Boeing Uses Potatoes to Improve In-Flight WiFi

Dennis Faas's picture

US-based aerospace and defense firm Boeing is working to improve the WiFi Internet service on its commercial aircraft. Surprisingly, the company is using potatoes as a low-tech solution to a high-tech problem.

Recently, Boeing loaded passenger seats on a grounded aircraft with 9,000 kilograms (kg) of potatoes in sacks for several days, as technicians meticulously checked WiFi signal strengths.

Because of their overall chemistry and high levels of water content, potatoes absorb and reflect radio wave signals much the same as human bodies. This makes standard spuds a suitable substitute for airline passengers in signal strength tests. (Source:

Potato Idea Stems from "Electric" Article

The initial idea to use potatoes as a human substitute in the tests resulted from a member of the Boeing research team having read an article in the Journal of Food Science.

The article pointed to similar experiments where 15 different fruits and vegetables were evaluated for their dielectric properties (the way they transmit electric force without conduction).

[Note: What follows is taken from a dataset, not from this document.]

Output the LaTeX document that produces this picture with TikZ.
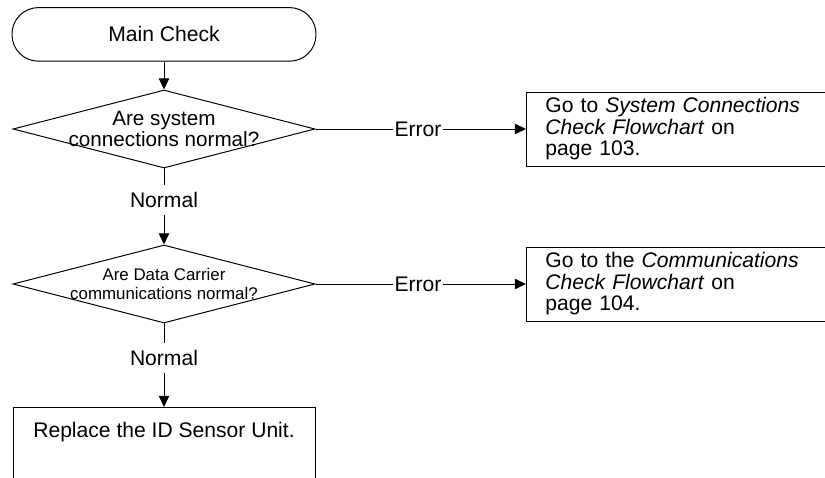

Despite criticism for comparing human bodies to potatoes, Boeing went ahead and purchased 20,000 pounds of potatoes for its WiFi experiments.

The S.P.U.D.S. Project

Boeing has humorously dubbed the project Synthetic Personnel Using Dialectic Substitution (or S.P.U.D.S.).

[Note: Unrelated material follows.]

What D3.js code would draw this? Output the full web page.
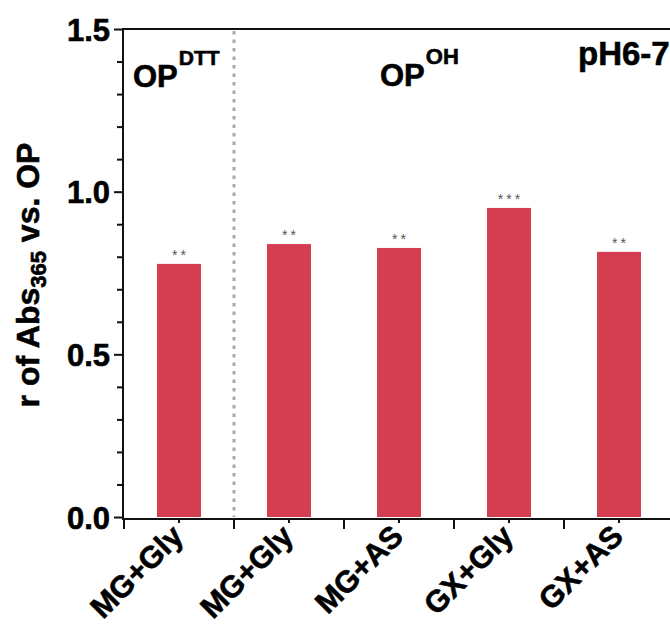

The sacks of potatoes were left for days aboard the motionless aircraft in an effort to identify which seats experienced the strongest signal strength. Boeing researchers were then able to investigate more detailed questions about how to improve on-board WiFi service.

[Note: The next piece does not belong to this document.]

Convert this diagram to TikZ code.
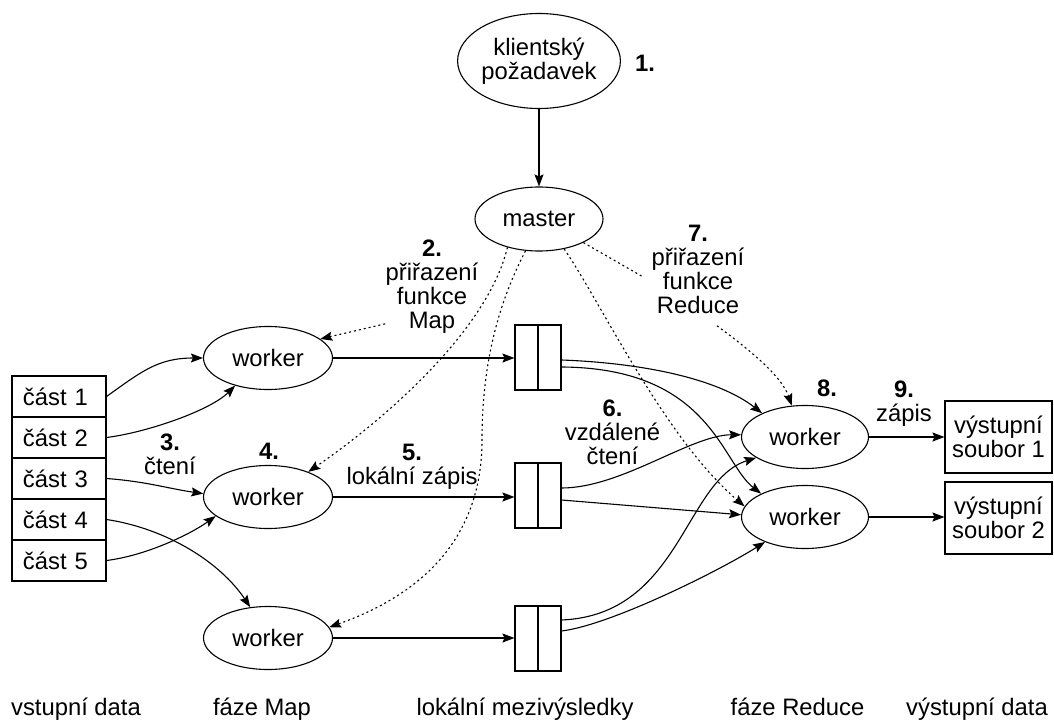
\documentclass[tikz,border=0pt]{standalone}
\usepackage{fontspec}
\setmainfont{Liberation Sans}
\usetikzlibrary{arrows.meta,shapes.geometric}

\begin{document}
\begin{tikzpicture}[x=1pt,y=-1pt,
  every node/.style={font=\fontsize{23.8}{24}\selectfont},
  line width=1.1pt,
  tip/.style={-{Stealth[length=12pt,width=9pt,inset=2pt]}},
  flow/.style={draw,tip},
  ctrl/.style={draw,tip,dash pattern=on 2pt off 3pt},
  dotline/.style={draw,dash pattern=on 2pt off 3pt},
  proc/.style={draw,ellipse,inner sep=0pt,minimum width=129pt,minimum height=63pt},
  part/.style={draw,rectangle,inner xsep=11pt,inner ysep=0pt,text width=72pt,align=left,minimum height=41pt},
  buf/.style={draw,rectangle,inner sep=0pt,minimum width=46pt,minimum height=65pt},
  outfile/.style={draw,rectangle,inner sep=0pt,minimum width=107pt,minimum height=72pt,align=center},
  lbl/.style={inner sep=0pt,align=center},
  phase/.style={inner sep=0pt,anchor=base},
]
\useasboundingbox (0,0) rectangle (1054,722);

% client request and master
\node[proc,minimum width=162pt,minimum height=95pt,align=center] (client) at (539,61) {klientský\\požadavek};
\node[proc,minimum width=128pt,minimum height=64pt] (master) at (539,219) {master};

% map workers
\node[proc] (w1) at (268,358) {worker};
\node[proc] (w2) at (268,497) {worker};
\node[proc] (w3) at (268,638) {worker};

% reduce workers
\node[proc,minimum width=127pt] (r1) at (805,437) {worker};
\node[proc,minimum width=127pt] (r2) at (805,517) {worker};

% input splits
\foreach \i/\y in {1/396.5,2/437.5,3/478.5,4/519.5,5/560.5}
  \node[part] (p\i) at (59,\y) {část \i};

% intermediate buffers
\node[buf] (b1) at (538,357.5) {};
\node[buf] (b2) at (538,495.5) {};
\node[buf] (b3) at (538,638.5) {};
\foreach \b in {b1,b2,b3}
  \draw (\b.north) -- (\b.south);

% output files
\node[outfile] (o1) at (998.5,437) {výstupní\\soubor 1};
\node[outfile] (o2) at (998.5,518) {výstupní\\soubor 2};

% step labels
\node[lbl] (lab1) at (645,63.5) {\textbf{1.}};
\node[lbl] (lab2) at (432,286.5) {\textbf{2.}\\přiřazení\\funkce\\Map};
\node[lbl] (lab3) at (170,454) {\textbf{3.}\\čtení};
\node[lbl] (lab4) at (269,451.5) {\textbf{4.}};
\node[lbl] (lab5) at (412,466.5) {\textbf{5.}\\lokální zápis};
\node[lbl] (lab6) at (612.5,432.5) {\textbf{6.}\\vzdálené\\čtení};
\node[lbl] (lab7) at (698,269) {\textbf{7.}\\přiřazení\\funkce\\Reduce};
\node[lbl] (lab8) at (827,388.5) {\textbf{8.}};
\node[lbl] (lab9) at (904,404) {\textbf{9.}\\zápis};

% phase captions
\node[phase] (ph1) at (76,715) {vstupní data};
\node[phase] (ph2) at (262,715) {fáze Map};
\node[phase] (ph3) at (525,715) {lokální mezivýsledky};
\node[phase] (ph4) at (797.5,715) {fáze Reduce};
\node[phase] (ph5) at (977,715) {výstupní data};

% request
\draw[flow] (client) -- (master);

% reading the splits
\draw[flow] (p1.east) .. controls +(35,-25) and +(-45,0) .. (w1.west);
\draw[flow] (p2.east) .. controls +(40,-5) and +(-25,25) .. (w1.220);
\draw[flow] (p3.east) .. controls +(40,3) and +(-35,-5) .. (w2.177);
\draw[flow] (p4.east) .. controls +(60,9) and +(-30,-45) .. (w3.120);
\draw[flow] (p5.east) .. controls +(40,-5) and +(-25,18) .. (w2.200);

% local writes
\draw[flow] (w1.east) -- (w1.east -| b1.west);
\draw[flow] (w2.east) -- (w2.east -| b2.west);
\draw[flow] (w3.east) -- (w3.east -| b3.west);

% remote reads
\draw[flow] ([yshift=-2.5pt]b1.east) .. controls +(80,3) and +(-45,-35) .. (r1.151);
\draw[flow] ([yshift=-9.5pt]b1.east) .. controls +(149,1) and +(-40,-31) .. (r2.152);
\draw[flow] ([yshift=7.5pt]b2.east) .. controls +(60,0) and +(-50,0) .. (r1.178);
\draw[flow] ([yshift=-4.5pt]b2.east) -- (r2.178);
\draw[flow] ([yshift=18.5pt]b3.east) .. controls +(119,-5) and +(-72,23) .. (r1.203);
\draw[flow] ([yshift=7.5pt]b3.east) .. controls +(49,-6) and +(-46,29) .. (r2.212);

% final writes
\draw[flow] (r1.east) -- (r1.east -| o1.west);
\draw[flow] (r2.east) -- (r2.east -| o2.west);

% master assigning tasks
\draw[ctrl] (master.222) .. controls +(-20,83) and +(76,-52) .. (w2.32);
\draw[ctrl] (master.247) .. controls (500,300) and (482,360) .. (482,440)
                          .. controls (482,540) and (420,595) .. (w3.10);
\draw[ctrl] (master.310) .. controls +(36,52) and +(-80,-68) .. (r2.170);
\draw[dotline,shorten >=9pt] (master.332) -- (lab7.195);
\draw[ctrl] ([xshift=19pt,yshift=-12pt]lab7.south) .. controls +(30,22) and +(-10,-30) .. (r1.113);
\draw[ctrl] ([yshift=10pt]lab2.south west) -- (w1.20);
\end{tikzpicture}
\end{document}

On regular flights, wireless signals have a tendency to fluctuate randomly within aircraft cabins, making connectivity weaker and stronger in different seats. (Source:

Now, after conducting their potato research and implementing specific alterations, Boeing says it was able to significantly improve the WiFi service on three of its aircraft models: the Boeing 777, 747-8 and 787 Dreamliner.